►

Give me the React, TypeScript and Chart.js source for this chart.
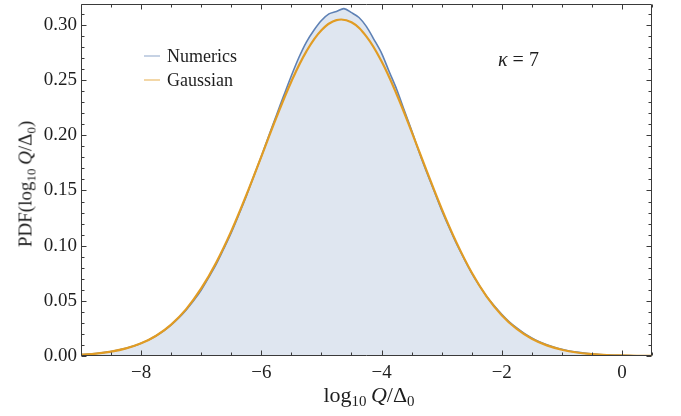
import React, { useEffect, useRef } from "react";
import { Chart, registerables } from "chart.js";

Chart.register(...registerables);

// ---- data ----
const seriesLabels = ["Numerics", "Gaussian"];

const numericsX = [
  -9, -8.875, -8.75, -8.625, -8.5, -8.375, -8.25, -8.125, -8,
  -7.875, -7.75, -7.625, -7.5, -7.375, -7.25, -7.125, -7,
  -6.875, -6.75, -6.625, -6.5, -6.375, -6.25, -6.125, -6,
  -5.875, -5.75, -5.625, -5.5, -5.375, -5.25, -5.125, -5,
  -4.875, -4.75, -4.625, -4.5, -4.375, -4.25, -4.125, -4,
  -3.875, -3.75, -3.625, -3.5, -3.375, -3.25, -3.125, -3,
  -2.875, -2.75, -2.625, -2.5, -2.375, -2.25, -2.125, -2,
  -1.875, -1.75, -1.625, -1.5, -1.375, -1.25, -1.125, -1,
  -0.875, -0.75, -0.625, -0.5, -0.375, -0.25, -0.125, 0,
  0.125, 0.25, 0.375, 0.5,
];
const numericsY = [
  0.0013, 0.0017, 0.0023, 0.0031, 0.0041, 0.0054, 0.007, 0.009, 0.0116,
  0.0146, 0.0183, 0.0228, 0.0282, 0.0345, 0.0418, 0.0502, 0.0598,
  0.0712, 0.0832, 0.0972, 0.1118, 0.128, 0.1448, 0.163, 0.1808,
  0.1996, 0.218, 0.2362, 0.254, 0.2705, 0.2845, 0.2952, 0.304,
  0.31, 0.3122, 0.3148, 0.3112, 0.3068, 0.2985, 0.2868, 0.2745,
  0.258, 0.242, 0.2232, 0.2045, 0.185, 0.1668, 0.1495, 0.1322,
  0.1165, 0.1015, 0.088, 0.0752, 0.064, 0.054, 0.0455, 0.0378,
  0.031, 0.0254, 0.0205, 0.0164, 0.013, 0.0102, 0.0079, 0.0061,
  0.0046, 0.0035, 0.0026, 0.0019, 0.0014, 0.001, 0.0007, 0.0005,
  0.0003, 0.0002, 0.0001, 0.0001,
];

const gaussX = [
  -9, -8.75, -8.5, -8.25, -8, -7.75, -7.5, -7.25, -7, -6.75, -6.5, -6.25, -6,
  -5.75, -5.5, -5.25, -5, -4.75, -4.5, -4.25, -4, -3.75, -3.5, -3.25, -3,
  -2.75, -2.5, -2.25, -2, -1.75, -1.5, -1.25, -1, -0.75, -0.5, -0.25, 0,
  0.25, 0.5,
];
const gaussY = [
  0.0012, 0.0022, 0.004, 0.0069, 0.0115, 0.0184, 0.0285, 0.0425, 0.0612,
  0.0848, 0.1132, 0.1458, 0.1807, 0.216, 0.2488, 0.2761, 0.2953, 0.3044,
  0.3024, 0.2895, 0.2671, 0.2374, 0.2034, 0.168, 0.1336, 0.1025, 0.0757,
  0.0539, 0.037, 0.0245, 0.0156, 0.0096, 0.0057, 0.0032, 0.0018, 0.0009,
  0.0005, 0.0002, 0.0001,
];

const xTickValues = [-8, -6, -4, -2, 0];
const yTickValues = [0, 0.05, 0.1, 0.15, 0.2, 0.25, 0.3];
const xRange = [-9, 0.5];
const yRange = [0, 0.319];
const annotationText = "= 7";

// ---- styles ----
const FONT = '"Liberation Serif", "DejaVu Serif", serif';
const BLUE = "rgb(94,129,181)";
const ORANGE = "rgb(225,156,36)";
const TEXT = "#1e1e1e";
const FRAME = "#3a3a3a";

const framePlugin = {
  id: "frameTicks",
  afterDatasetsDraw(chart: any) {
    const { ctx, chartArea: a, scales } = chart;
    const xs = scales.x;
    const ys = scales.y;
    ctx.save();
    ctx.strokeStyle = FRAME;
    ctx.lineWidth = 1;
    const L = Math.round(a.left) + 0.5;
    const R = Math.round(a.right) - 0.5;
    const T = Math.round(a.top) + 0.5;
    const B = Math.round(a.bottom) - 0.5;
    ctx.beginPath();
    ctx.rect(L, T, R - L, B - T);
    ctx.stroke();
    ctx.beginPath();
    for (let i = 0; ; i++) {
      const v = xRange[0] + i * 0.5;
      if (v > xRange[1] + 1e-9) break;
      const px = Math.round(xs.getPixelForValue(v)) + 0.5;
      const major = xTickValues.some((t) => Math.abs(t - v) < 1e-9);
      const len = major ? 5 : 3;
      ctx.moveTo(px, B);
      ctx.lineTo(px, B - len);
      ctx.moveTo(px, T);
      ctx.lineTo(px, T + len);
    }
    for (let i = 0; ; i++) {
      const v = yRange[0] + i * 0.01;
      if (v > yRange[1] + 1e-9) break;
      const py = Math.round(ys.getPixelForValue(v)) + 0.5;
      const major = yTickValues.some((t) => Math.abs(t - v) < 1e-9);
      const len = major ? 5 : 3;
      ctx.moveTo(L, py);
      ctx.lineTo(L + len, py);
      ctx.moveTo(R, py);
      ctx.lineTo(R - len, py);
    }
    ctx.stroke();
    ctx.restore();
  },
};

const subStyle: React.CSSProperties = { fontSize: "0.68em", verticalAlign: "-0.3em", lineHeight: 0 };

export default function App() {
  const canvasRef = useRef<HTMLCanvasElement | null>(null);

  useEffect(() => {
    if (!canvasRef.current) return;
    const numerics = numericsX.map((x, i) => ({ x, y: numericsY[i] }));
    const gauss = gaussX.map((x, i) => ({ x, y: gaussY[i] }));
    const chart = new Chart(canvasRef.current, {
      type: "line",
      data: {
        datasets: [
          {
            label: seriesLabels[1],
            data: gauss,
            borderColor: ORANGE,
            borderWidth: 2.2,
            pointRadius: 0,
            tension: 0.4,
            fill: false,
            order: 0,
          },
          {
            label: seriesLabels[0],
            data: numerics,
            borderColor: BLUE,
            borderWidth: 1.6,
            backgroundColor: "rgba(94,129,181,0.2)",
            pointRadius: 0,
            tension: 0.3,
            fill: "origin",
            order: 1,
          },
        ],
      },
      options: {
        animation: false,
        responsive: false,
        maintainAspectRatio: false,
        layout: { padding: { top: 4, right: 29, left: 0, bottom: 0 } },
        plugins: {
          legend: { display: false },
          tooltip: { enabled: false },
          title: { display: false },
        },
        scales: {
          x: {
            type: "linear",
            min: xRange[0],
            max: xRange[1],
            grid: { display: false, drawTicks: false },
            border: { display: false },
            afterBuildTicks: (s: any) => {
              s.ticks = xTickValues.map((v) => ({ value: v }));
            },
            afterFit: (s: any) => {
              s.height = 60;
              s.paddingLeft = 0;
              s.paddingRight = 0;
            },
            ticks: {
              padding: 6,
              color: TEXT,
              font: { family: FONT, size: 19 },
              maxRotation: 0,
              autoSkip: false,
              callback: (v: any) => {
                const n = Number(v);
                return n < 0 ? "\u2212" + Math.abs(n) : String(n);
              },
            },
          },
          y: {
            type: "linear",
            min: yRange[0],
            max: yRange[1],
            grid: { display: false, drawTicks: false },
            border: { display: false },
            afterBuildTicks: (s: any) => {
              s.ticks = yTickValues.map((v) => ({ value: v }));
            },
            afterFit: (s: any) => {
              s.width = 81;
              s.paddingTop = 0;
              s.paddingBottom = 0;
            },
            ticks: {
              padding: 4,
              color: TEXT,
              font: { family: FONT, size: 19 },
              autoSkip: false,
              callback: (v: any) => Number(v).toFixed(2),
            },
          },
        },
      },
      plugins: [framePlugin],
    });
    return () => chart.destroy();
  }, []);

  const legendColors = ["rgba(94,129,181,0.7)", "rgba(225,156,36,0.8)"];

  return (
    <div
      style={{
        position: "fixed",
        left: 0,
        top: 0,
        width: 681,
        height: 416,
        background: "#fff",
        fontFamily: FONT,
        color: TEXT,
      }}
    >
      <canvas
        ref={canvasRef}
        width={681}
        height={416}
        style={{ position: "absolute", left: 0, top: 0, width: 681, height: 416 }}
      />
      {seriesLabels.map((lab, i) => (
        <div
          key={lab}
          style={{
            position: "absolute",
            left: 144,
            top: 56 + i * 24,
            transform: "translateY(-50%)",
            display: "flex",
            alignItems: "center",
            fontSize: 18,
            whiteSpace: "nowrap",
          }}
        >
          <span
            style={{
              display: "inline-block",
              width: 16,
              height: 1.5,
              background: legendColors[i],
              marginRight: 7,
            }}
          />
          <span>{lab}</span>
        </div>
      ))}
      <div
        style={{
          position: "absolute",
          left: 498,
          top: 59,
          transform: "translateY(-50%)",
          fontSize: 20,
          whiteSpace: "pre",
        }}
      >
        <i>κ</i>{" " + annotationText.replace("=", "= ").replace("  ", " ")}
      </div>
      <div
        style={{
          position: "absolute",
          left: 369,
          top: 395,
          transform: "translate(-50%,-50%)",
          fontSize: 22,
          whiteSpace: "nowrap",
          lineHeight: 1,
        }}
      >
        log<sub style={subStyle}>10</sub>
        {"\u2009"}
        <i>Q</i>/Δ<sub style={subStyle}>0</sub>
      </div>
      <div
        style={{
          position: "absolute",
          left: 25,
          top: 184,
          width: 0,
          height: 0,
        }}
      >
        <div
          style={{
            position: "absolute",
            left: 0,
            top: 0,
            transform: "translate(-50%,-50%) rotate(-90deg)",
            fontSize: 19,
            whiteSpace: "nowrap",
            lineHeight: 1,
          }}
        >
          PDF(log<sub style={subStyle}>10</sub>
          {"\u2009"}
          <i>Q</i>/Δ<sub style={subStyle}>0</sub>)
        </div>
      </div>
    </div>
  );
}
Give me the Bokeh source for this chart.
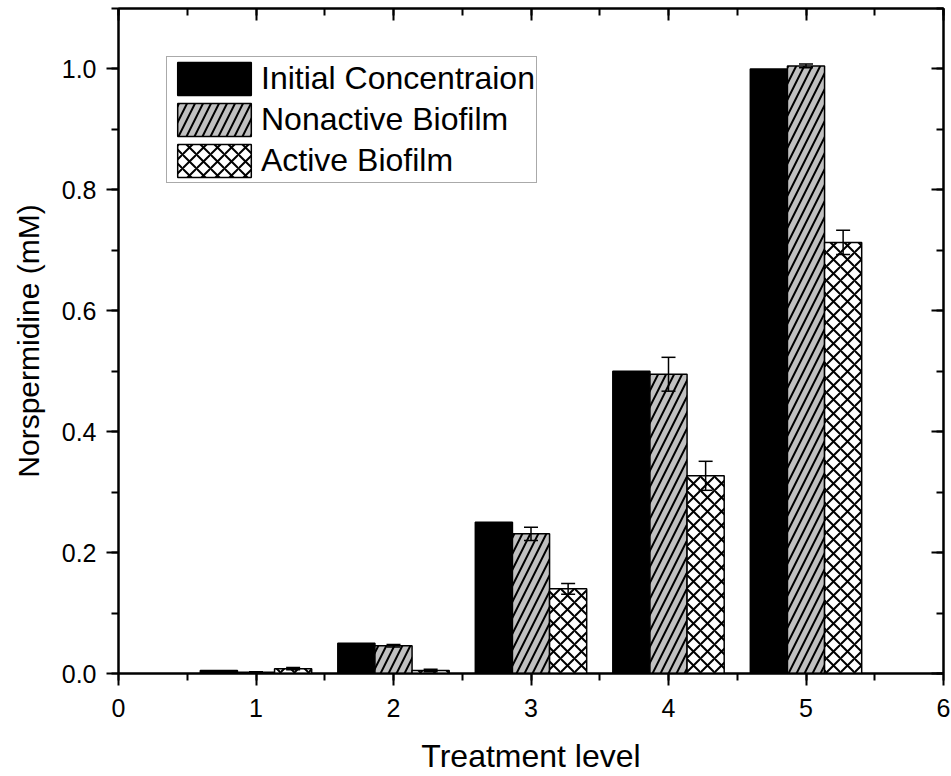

◄

» **Task directions**: Among the lines of the material, find those that hold the word "Give" and copy them.

» **Reply to the exercise**:
Give me the React, TypeScript and Chart.js source for this chart.
Give me the Bokeh source for this chart.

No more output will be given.